Mother Goose, Rest in Peace
What about Miss Susie? Do ya'll remember her?
Miss Susie had a steamboat
the steamboat had a bell
Miss Susie went to heaven
the steamboat went to
Hello operator
please give me number nine
and if you disconnect me
I'll kick you from behind
the 'frigerator there was a piece of glass
Miss Susie fell upon it
and broke her little
ask me no more questions
tell me no more lies
the boys are in the bathroom
playing with their
flies are in the city
the bees are in the park
the boys and girls are kissing
in the D - A - R - K, D - A - R - K, D - A - R - K
DARK!
And if anyone tried a "yo momma" comment on ya, you could just reply:
Yo momma, yo daddy, yo sista, yo granny
got a hole in her fanny like frankenstien
going "beep beep beep" down Sesame street. Oh yeah.

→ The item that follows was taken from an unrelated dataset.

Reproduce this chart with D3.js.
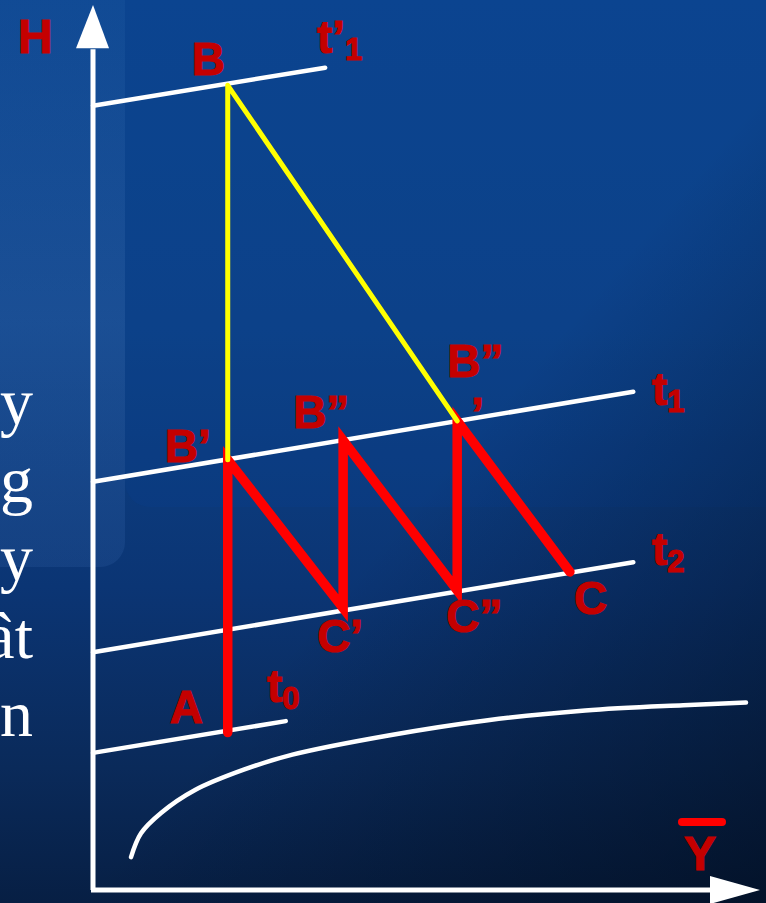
<!DOCTYPE html>
<html lang="en">
<head>
  <meta charset="UTF-8">
  <title>H - Y diagram</title>
  <style>
    html, body {
      margin: 0;
      padding: 0;
      background: #0b3a7a;
    }
    svg {
      display: block;
    }
    .lbl {
      font-family: "Liberation Sans", Arial, sans-serif;
      font-weight: bold;
      fill: #c40000;
      stroke: #c40000;
      stroke-width: 1.2;
    }
    .side {
      font-family: "Liberation Serif", "Times New Roman", serif;
      fill: #ffffff;
    }
  </style>
</head>
<body>
  <svg id="chart" width="766" height="903"></svg>

  <script src="https://cdnjs.cloudflare.com/ajax/libs/d3/7.8.5/d3.min.js"></script>
  <script>
    // state points of the drying process (Y = humidity, H = enthalpy)
    const pointNames = ["B", "B1", "A", "B2", "C1", "B3", "C2", "C"];
    const pointY = [20.2, 20.2, 20.2, 37.5, 37.5, 54.6, 54.6, 71.5];
    const pointH = [90.9, 48.5, 17.6, 50.7, 31.7, 52.9, 33.7, 35.8];

    // red path (multi stage) and yellow path (single stage)
    const redPath = ["A", "B1", "C1", "B2", "C2", "B3", "C"];
    const yellowPath = ["B1", "B", "B3"];

    // isotherms t'1, t1, t2, t0 : straight lines starting on the H axis
    const isoNames = ["t’1", "t1", "t2", "t0"];
    const isoStartH = [88.6, 46.0, 26.7, 15.3];
    const isoEndY = [34.8, 81.0, 81.0, 28.9];
    const isoEndH = [92.9, 56.2, 36.9, 18.9];

    // saturation curve
    const satY = [5.7, 7.2, 10.2, 15.3, 22.6, 29.9, 44.5, 59.2, 73.8, 88.5, 97.9];
    const satH = [3.5, 6.2, 8.5, 11.1, 13.4, 15.1, 17.3, 19.0, 20.1, 20.7, 21.0];

    // cut off words of the slide text on the left
    const sideText = ["y", "g", "y", "ât", "n"];

    const svg = d3.select("#chart");
    const W = 766, Hh = 903;

    const x = d3.scaleLinear().domain([0, 100]).range([93, 760]);
    const y = d3.scaleLinear().domain([0, 100]).range([888, 5]);

    // ---- background ----
    const defs = svg.append("defs");
    const g1 = defs.append("linearGradient").attr("id", "bg").attr("x1", 0).attr("y1", 0).attr("x2", 0).attr("y2", 1);
    [[0, "#0c4792"], [0.35, "#0d4389"], [0.65, "#0b3574"], [0.85, "#0a2a5a"], [1, "#071f44"]]
      .forEach(s => g1.append("stop").attr("offset", s[0]).attr("stop-color", s[1]));
    const g2 = defs.append("linearGradient").attr("id", "shade").attr("x1", 0).attr("y1", 0).attr("x2", 1).attr("y2", 1);
    [[0, "#000", 0], [0.55, "#000814", 0], [1, "#000814", 0.55]]
      .forEach(s => g2.append("stop").attr("offset", s[0]).attr("stop-color", s[1]).attr("stop-opacity", s[2]));
    const g3 = defs.append("linearGradient").attr("id", "leftlight").attr("x1", 0).attr("y1", 0).attr("x2", 0).attr("y2", 1);
    [[0, "#3a6ab0", 0.08], [0.6, "#3a6ab0", 0.3], [1, "#3a6ab0", 0.2]]
      .forEach(s => g3.append("stop").attr("offset", s[0]).attr("stop-color", s[1]).attr("stop-opacity", s[2]));

    svg.append("rect").attr("width", W).attr("height", Hh).attr("fill", "url(#bg)");
    svg.append("rect").attr("x", -40).attr("y", -40).attr("width", 165).attr("height", 607)
      .attr("rx", 25).attr("fill", "url(#leftlight)");
    svg.append("rect").attr("x", 125).attr("y", -40).attr("width", 700).attr("height", 547)
      .attr("rx", 25).attr("fill", "#0a3f8c").attr("opacity", 0.3);
    svg.append("rect").attr("width", W).attr("height", Hh).attr("fill", "url(#shade)");

    // ---- side text ----
    svg.append("g").selectAll("text")
      .data(sideText)
      .join("text")
      .attr("class", "side")
      .attr("x", 33)
      .attr("y", (d, i) => 424 + i * 78)
      .attr("text-anchor", "end")
      .attr("font-size", 66)
      .text(d => d);

    // ---- axes with arrows ----
    svg.append("line")
      .attr("x1", x(0)).attr("y1", y(0) + 2).attr("x2", x(0)).attr("y2", y(95))
      .attr("stroke", "#fff").attr("stroke-width", 5);
    svg.append("path")
      .attr("d", `M${x(0)},${y(100)} L${x(0) - 17},${y(95.1)} L${x(0) + 16},${y(95.1)} Z`)
      .attr("fill", "#fff");
    svg.append("line")
      .attr("x1", x(0) - 2).attr("y1", y(0) + 2).attr("x2", x(93)).attr("y2", y(0) + 2)
      .attr("stroke", "#fff").attr("stroke-width", 5);
    svg.append("path")
      .attr("d", `M${x(100)},${y(0) + 2} L${x(92.5)},${y(0) - 12} L${x(92.5)},${y(0) + 16} Z`)
      .attr("fill", "#fff");

    // ---- isotherms ----
    svg.append("g").selectAll("line")
      .data(isoNames)
      .join("line")
      .attr("x1", x(0))
      .attr("y1", (d, i) => y(isoStartH[i]))
      .attr("x2", (d, i) => x(isoEndY[i]))
      .attr("y2", (d, i) => y(isoEndH[i]))
      .attr("stroke", "#fff")
      .attr("stroke-width", 4.5)
      .attr("stroke-linecap", "round");

    // ---- saturation curve ----
    const satLine = d3.line()
      .x((d, i) => x(satY[i]))
      .y((d, i) => y(satH[i]))
      .curve(d3.curveCatmullRom);
    svg.append("path")
      .datum(satY)
      .attr("d", satLine)
      .attr("fill", "none")
      .attr("stroke", "#fff")
      .attr("stroke-width", 4.5)
      .attr("stroke-linecap", "round");

    // ---- process paths ----
    const pt = name => {
      const i = pointNames.indexOf(name);
      return [x(pointY[i]), y(pointH[i])];
    };
    const pathLine = d3.line();

    svg.append("path")
      .attr("d", pathLine(redPath.map(pt)))
      .attr("fill", "none")
      .attr("stroke", "#ff0000")
      .attr("stroke-width", 9.5)
      .attr("stroke-linejoin", "miter")
      .attr("stroke-linecap", "round");

    svg.append("path")
      .attr("d", pathLine(yellowPath.map(pt)))
      .attr("fill", "none")
      .attr("stroke", "#ffff00")
      .attr("stroke-width", 5)
      .attr("stroke-linejoin", "round")
      .attr("stroke-linecap", "round");

    // ---- point labels ----
    const labels = [
      { text: "B", at: "B", dx: -36, dy: -10 },
      { text: "B’", at: "B1", dx: -63, dy: 2 },
      { text: "B”", at: "B2", dx: -50, dy: -12 },
      { text: "B”", at: "B3", dx: -10, dy: -44 },
      { text: "’", at: "B3", dx: 14, dy: 9 },
      { text: "C’", at: "C1", dx: -26, dy: 44 },
      { text: "C”", at: "C2", dx: -11, dy: 42 },
      { text: "C", at: "C", dx: 4, dy: 42 },
      { text: "A", at: "A", dx: -58, dy: -10 }
    ];
    svg.append("g").selectAll("text")
      .data(labels)
      .join("text")
      .attr("class", "lbl")
      .attr("font-size", 46)
      .attr("x", d => pt(d.at)[0] + d.dx)
      .attr("y", d => pt(d.at)[1] + d.dy)
      .text(d => d.text);

    // ---- isotherm labels ----
    const isoLabelPos = [
      { x: 317, y: 53 },
      { x: 652, y: 405 },
      { x: 652, y: 565 },
      { x: 267, y: 702 }
    ];
    isoNames.forEach((n, i) => {
      const t = svg.append("text")
        .attr("class", "lbl")
        .attr("font-size", 46)
        .attr("x", isoLabelPos[i].x)
        .attr("y", isoLabelPos[i].y);
      t.append("tspan").text(n.slice(0, -1));
      t.append("tspan").attr("font-size", 31).attr("dy", 7).text(n.slice(-1));
    });

    // ---- axis titles ----
    svg.append("text")
      .attr("class", "lbl")
      .attr("font-size", 48)
      .attr("x", 18)
      .attr("y", 53)
      .text("H");

    svg.append("rect")
      .attr("x", 678).attr("y", 818).attr("width", 48).attr("height", 8)
      .attr("rx", 4).attr("fill", "#ff0000");
    svg.append("text")
      .attr("class", "lbl")
      .attr("font-size", 48)
      .attr("x", 684)
      .attr("y", 870)
      .text("Y");
  </script>
</body>
</html>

You just can't say those types of things to people anymore. I think we should bring these out of our past and start them up again now that we are adults. Is there a guy that won't stop asking you out no matter how much you tell him no? Whip out U G L Y, you can't got no alibi, you ugly yeah yeah, you ugly!
Say something the exact same time as someone else? It's not coincidence, it's jinx! You owe me a coke! The king of France, wet his pants, in front of the boogey dance, Yodel ay he hoo, Yodel ay he hoo, ni ni ni ni ni ni ni ni ni ni ni ni, HUH!

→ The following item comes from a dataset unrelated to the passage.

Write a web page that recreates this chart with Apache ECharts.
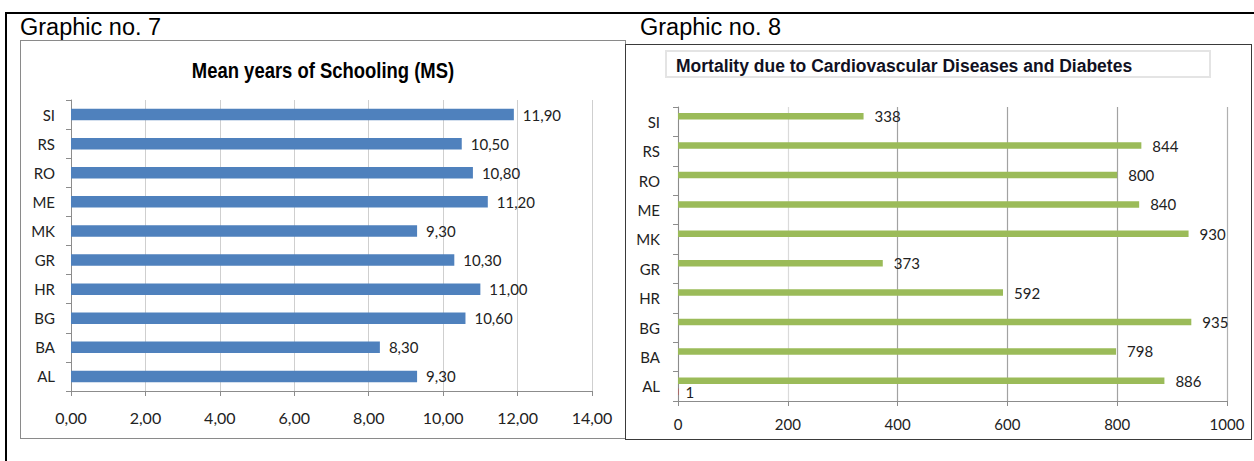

I'm just saying. I think this would make the world a better place if we could all go back to the wonders of childhood ramblings. Those were the best anyway. You could write an award winning novel and it's not even going to compare to the little songs you made up when you were eight. It's the truth, man. It just is.
And chances are that even before we started making up all these little rhymes to say when jumping rope or clapping hands, our parents were making our cute little toddler butts spout off nursery rhymes. And we would, we would so totally spout this shit off like gospel. If grown ups even had the audacity to start talking about current events, we would interupt with the "Itsy bitsy spider" counter argument. And they would listen, because hey we were adorable saying it. Think about it. How easy it would be. Ya know? If you had a coworker that always took off early, you could be all "Hickordy Dickory Dock, the mouse ran up the clock, the clock struck one and down he run, hickordy dickory dock." That makes total sense. Seriously.

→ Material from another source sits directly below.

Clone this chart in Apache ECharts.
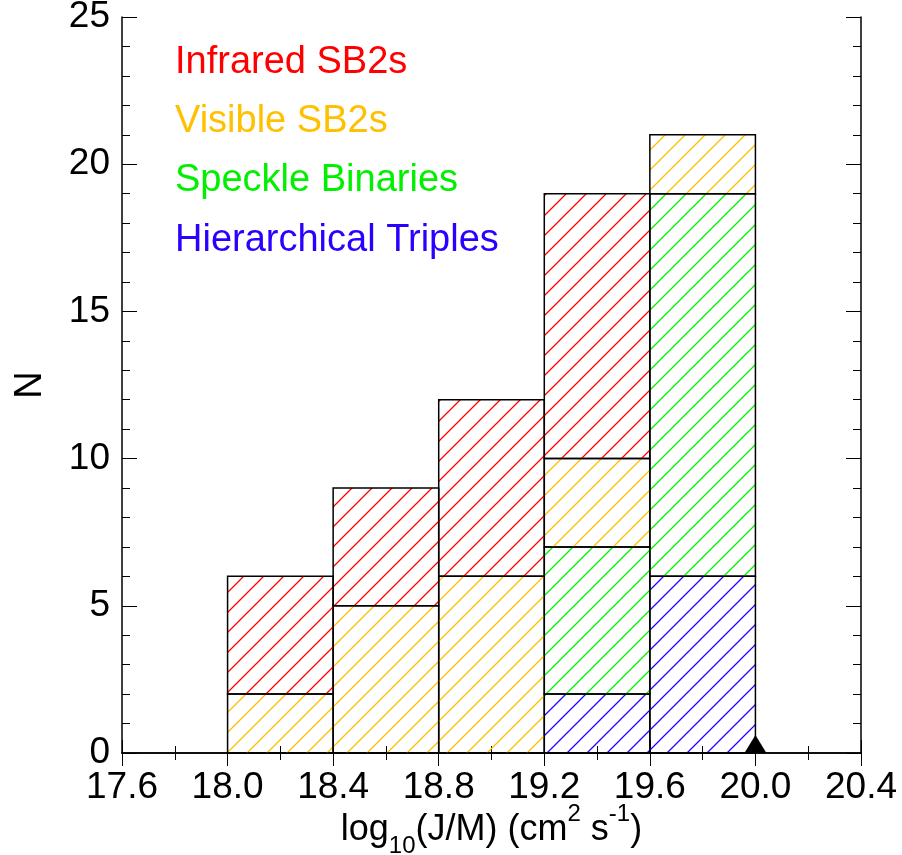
<!DOCTYPE html>
<html>
<head>
<meta charset="utf-8">
<script src="https://cdn.jsdelivr.net/npm/echarts@6/dist/echarts.min.js"></script>
<style>html,body{margin:0;padding:0;background:#fff;}#c{width:902px;height:855px;}</style>
</head>
<body>
<div id="c"></div>
<script>
// ---- data ----
var binStarts = [18.0, 18.4, 18.8, 19.2, 19.6];
var binWidth = 0.4;
var hierarchicalTriples = [0, 0, 0, 2, 6];
var speckleBinaries = [0, 0, 0, 5, 13];
var visibleSB2s = [2, 5, 6, 3, 2];
var infraredSB2s = [4, 4, 6, 9, 0];
var seriesNames = ['Hierarchical Triples', 'Speckle Binaries', 'Visible SB2s', 'Infrared SB2s'];
var seriesColors = ['#2a00ff', '#00f000', '#ffc000', '#ff0000'];
var markerX = [20.0];
var xTicks = [17.6, 18.0, 18.4, 18.8, 19.2, 19.6, 20.0, 20.4];
var yTicks = [0, 5, 10, 15, 20, 25];

var FONT = "'Liberation Sans', Arial, Helvetica, sans-serif";

function hatch(color) {
  var s = 20;
  var c = document.createElement('canvas');
  c.width = s; c.height = s;
  var g = c.getContext('2d');
  g.strokeStyle = color;
  g.lineWidth = 1.3;
  g.beginPath();
  g.moveTo(-2, s + 2); g.lineTo(s + 2, -2);
  g.moveTo(-2, 2); g.lineTo(2, -2);
  g.moveTo(s - 2, s + 2); g.lineTo(s + 2, s - 2);
  g.stroke();
  return { image: c, repeat: 'repeat' };
}

var stacks = [hierarchicalTriples, speckleBinaries, visibleSB2s, infraredSB2s];
var base = binStarts.map(function () { return 0; });
var series = [];
stacks.forEach(function (arr, si) {
  var data = [];
  arr.forEach(function (v, i) {
    if (v > 0) {
      data.push([binStarts[i], binStarts[i] + binWidth, base[i], base[i] + v]);
    }
    base[i] += v;
  });
  var pat = hatch(seriesColors[si]);
  series.push({
    type: 'custom',
    name: seriesNames[si],
    data: data,
    encode: { x: [0, 1], y: [2, 3] },
    renderItem: function (params, api) {
      var p0 = api.coord([api.value(0), api.value(2)]);
      var p1 = api.coord([api.value(1), api.value(3)]);
      return {
        type: 'rect',
        shape: { x: p0[0], y: p1[1], width: p1[0] - p0[0], height: p0[1] - p1[1] },
        style: { fill: pat, stroke: '#000', lineWidth: 1.5 }
      };
    },
    z: 2
  });
});

series.push({
  type: 'scatter',
  data: markerX.map(function (x) { return [x, 0]; }),
  symbol: 'triangle',
  symbolSize: [22, 18],
  symbolOffset: [0, '-50%'],
  itemStyle: { color: '#000', opacity: 1 },
  clip: false,
  z: 5
});

var axisLineStyle = { show: true, lineStyle: { color: '#000', width: 1.5 } };

var option = {
  animation: false,
  backgroundColor: '#fff',
  grid: { left: 122, right: 41, top: 17, bottom: 102, containLabel: false, outerBoundsMode: 'none' },
  xAxis: [{
    type: 'value', position: 'bottom',
    min: xTicks[0], max: xTicks[xTicks.length - 1], interval: 0.4,
    axisLine: axisLineStyle,
    axisTick: { show: true, inside: true, length: 13, lineStyle: { color: '#000', width: 1 } },
    minorTick: { show: true, splitNumber: 2, length: 7, lineStyle: { color: '#000', width: 1 } },
    splitLine: { show: false },
    axisLabel: { color: '#000', fontSize: 37, fontFamily: FONT, margin: 16,
      formatter: function (v) { return v.toFixed(1); } },
    name: 'log{sub|10}(J/M) (cm{sup|2} s{sup|-1})',
    nameLocation: 'middle', nameGap: 59, nameMoveOverlap: false,
    nameTextStyle: {
      color: '#000', fontSize: 36, fontFamily: FONT,
      rich: {
        sub: { fontSize: 24, fontFamily: FONT, color: '#000', verticalAlign: 'bottom', lineHeight: 18, padding: [0, 0, -10, 0] },
        sup: { fontSize: 24, fontFamily: FONT, color: '#000', verticalAlign: 'top', lineHeight: 18, padding: [-10, 0, 0, 0] }
      }
    }
  }, {
    type: 'value', position: 'top',
    min: xTicks[0], max: xTicks[xTicks.length - 1], interval: 0.4,
    axisLine: axisLineStyle,
    axisTick: { show: true, inside: true, length: 13, lineStyle: { color: '#000', width: 1 } },
    minorTick: { show: true, splitNumber: 2, length: 7, lineStyle: { color: '#000', width: 1 } },
    splitLine: { show: false },
    axisLabel: { show: false }
  }],
  yAxis: [{
    type: 'value', position: 'left',
    min: yTicks[0], max: yTicks[yTicks.length - 1], interval: 5,
    axisLine: axisLineStyle,
    axisTick: { show: true, inside: true, length: 15, lineStyle: { color: '#000', width: 1 } },
    minorTick: { show: true, splitNumber: 5, length: 8, lineStyle: { color: '#000', width: 1 } },
    splitLine: { show: false },
    axisLabel: { color: '#000', fontSize: 37, fontFamily: FONT, margin: 12 },
    name: 'N', nameLocation: 'middle', nameGap: 72, nameRotate: 90, nameMoveOverlap: false,
    nameTextStyle: { color: '#000', fontSize: 38, fontFamily: FONT }
  }, {
    type: 'value', position: 'right',
    min: yTicks[0], max: yTicks[yTicks.length - 1], interval: 5,
    axisLine: axisLineStyle,
    axisTick: { show: true, inside: true, length: 15, lineStyle: { color: '#000', width: 1 } },
    minorTick: { show: true, splitNumber: 5, length: 8, lineStyle: { color: '#000', width: 1 } },
    splitLine: { show: false },
    axisLabel: { show: false }
  }],
  graphic: [3, 2, 1, 0].map(function (si, k) {
    return {
      type: 'text', left: 175, top: [44, 103, 162, 222][k], z: 10,
      style: { text: seriesNames[si], fill: seriesColors[si], font: '38px ' + FONT }
    };
  }),
  series: series
};

var chart = echarts.init(document.getElementById('c'), null, { renderer: 'canvas' });
chart.setOption(option);
</script>
</body>
</html>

Then there were the more advanced and multi-cultured kids that would take it a notch higher and start singing rhymes in other languages. You know what I'm talking about. There was always the "Frere Jacques" kid. Dormez vous?! Say this shit in english, geek! And he would, just to make the rest of us other kids feel dumb. Damn.
Life was much easier back then, I think. You could just ramble gibberish and people listened attentively, hanging on every word you said, because hey, you were cute! It's much harder now. If you say half this stuff, you'll have someone eyeing a straight jacket. Looney bin, here we come!
Ah well, it was good while it lasted.